Results of Operations

Net sales for the first quarter ended March 31, 2022, were $556.0 million, compared to $403.5 million in the comparable quarter of 2021, an increase of 37.8 percent.  The net sales increase was across all segments and driven by price/product mix and volume, with price having a greater impact due to rising raw material costs and other inflationary impacts in the markets, including freight.  The contributing factors to the increase in demand were increased commodity prices, improved farmer income, replacement of an aging large equipment fleet, and lower equipment inventory levels.  The increase in net sales was offset by unfavorable foreign currency translation of 4.4 percent or $17.7 million. 

Gross profit for the first quarter ended March 31, 2022 was $86.7 million, compared to $53.3 million in the comparable prior year period.  Gross margin was 15.6 percent of net sales for the quarter, compared to 13.2 percent of net sales in the comparable prior year period.  The increase in gross profit and margin was driven by the impact of increases in net sales, as described previously, primarily reflective of productivity improvements across all production facilities.  In addition, cost reduction and production initiatives continue to be executed across global production facilities. 

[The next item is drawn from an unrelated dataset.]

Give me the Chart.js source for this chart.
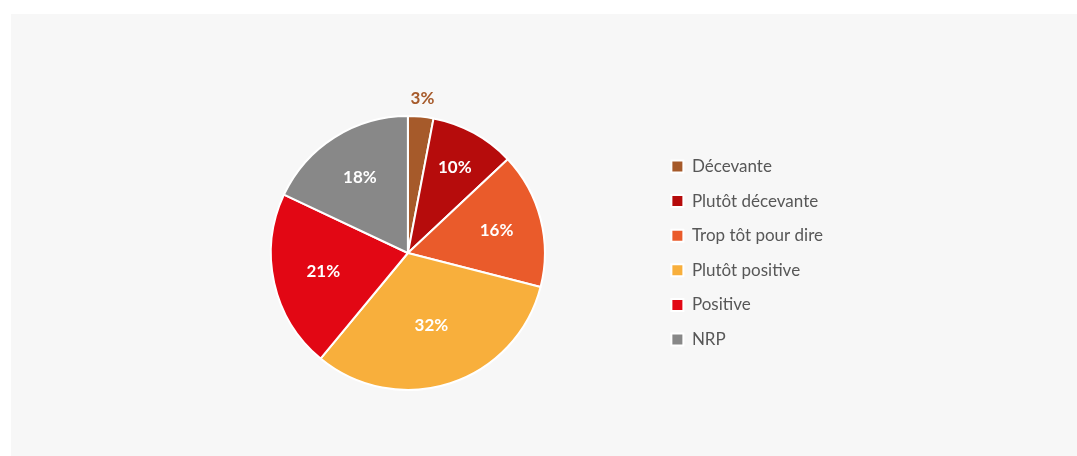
<!DOCTYPE html>
<html lang="fr">
<head>
<meta charset="utf-8">
<title>Répartition des réponses</title>
<script src="https://cdn.jsdelivr.net/npm/chart.js@4/dist/chart.umd.min.js"></script>
<style>
  html, body { margin: 0; padding: 0; background: #ffffff; }
  body { width: 1077px; height: 456px; position: relative; overflow: hidden; }
  #panel {
    position: absolute; left: 11px; top: 14px;
    width: 1066px; height: 442px; background: #f7f7f7;
  }
  #panel canvas { display: block; }
</style>
</head>
<body>
<div id="panel"><canvas id="pie" width="1066" height="442"></canvas></div>
<script>
const categories = ["Décevante", "Plutôt décevante", "Trop tôt pour dire", "Plutôt positive", "Positive", "NRP"];
const shares = [3, 10, 16, 32, 21, 18];
const sliceColors = ["#a65a2a", "#b60c0c", "#ea5b2b", "#f8af3c", "#e20714", "#888888"];

// percentages written on the slices; thin slices push their label further out,
// and the tiny ones get it outside the pie in the slice colour
const sliceLabels = {
  id: "sliceLabels",
  afterDatasetsDraw(chart) {
    const ctx = chart.ctx;
    const meta = chart.getDatasetMeta(0);
    ctx.save();
    ctx.font = "bold 17px Lato, 'Open Sans', sans-serif";
    ctx.textAlign = "center";
    ctx.textBaseline = "middle";
    meta.data.forEach((arc, i) => {
      const p = arc.getProps(["x", "y", "startAngle", "endAngle", "outerRadius"], true);
      const mid = (p.startAngle + p.endAngle) / 2;
      const inside = shares[i] >= 5;
      const r = inside ? p.outerRadius * (0.78 - 0.007 * shares[i]) : p.outerRadius + 18;
      ctx.fillStyle = inside ? "#ffffff" : sliceColors[i];
      ctx.fillText(shares[i] + "%", p.x + Math.cos(mid) * r, p.y + Math.sin(mid) * r);
    });
    ctx.restore();
  },
};

new Chart(document.getElementById("pie"), {
  type: "pie",
  data: {
    labels: categories,
    datasets: [{
      data: shares,
      backgroundColor: sliceColors,
      borderColor: "#ffffff",
      borderWidth: 2,
      radius: 137,
    }],
  },
  options: {
    responsive: false,
    animation: false,
    events: [],
    layout: { padding: { left: 151, right: 244, top: 62, bottom: 26 } },
    plugins: {
      tooltip: { enabled: false },
      legend: {
        position: "right",
        align: "center",
        labels: {
          boxWidth: 12,
          boxHeight: 12,
          padding: 17.6,
          color: "#575757",
          font: { family: "Lato, 'Open Sans', sans-serif", size: 17 },
        },
      },
    },
  },
  plugins: [sliceLabels],
});
</script>
</body>
</html>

Selling, general, administrative, research and development (SGARD) expenses for the first quarter of 2022 were $39.1 million, compared to $36.6 million for the comparable prior year period.  As a percentage of net sales, SGARD was 7.0 percent, compared to 9.1 percent for the comparable prior year period.  The increase in SG&A was driven primarily by an increase in variable costs associated with improved operating performance and growth in sales.

Income from operations for the first quarter of 2022 was $44.7 million, or 8.0 percent of net sales, compared to an income of $14.2 million, or 3.5 percent of net sales, for the first quarter of 2021.  The increase in income was primarily due to the higher sales and improvements in gross profit margins. 

Sale of Australian Wheel Business

On March 29, 2022, the Company entered into a definitive agreement for the sale of its Australian wheel business, to OTR Tyres, a local leading national tire, wheel and service provider. The closing date of the transaction was March 31, 2022.  The sale includes gross proceeds and cash to be repatriated of approximately $17.5 million, and the assumption of all liabilities, including employee and lease obligations.  During the quarter ended March 31, 2022, the Company recorded a loss on sale of approximately $10.9 million which was comprised primarily of the release of the cumulative translation adjustment of approximately $10 million and closing costs associated with the completion of the transaction of approximately $0.9 million.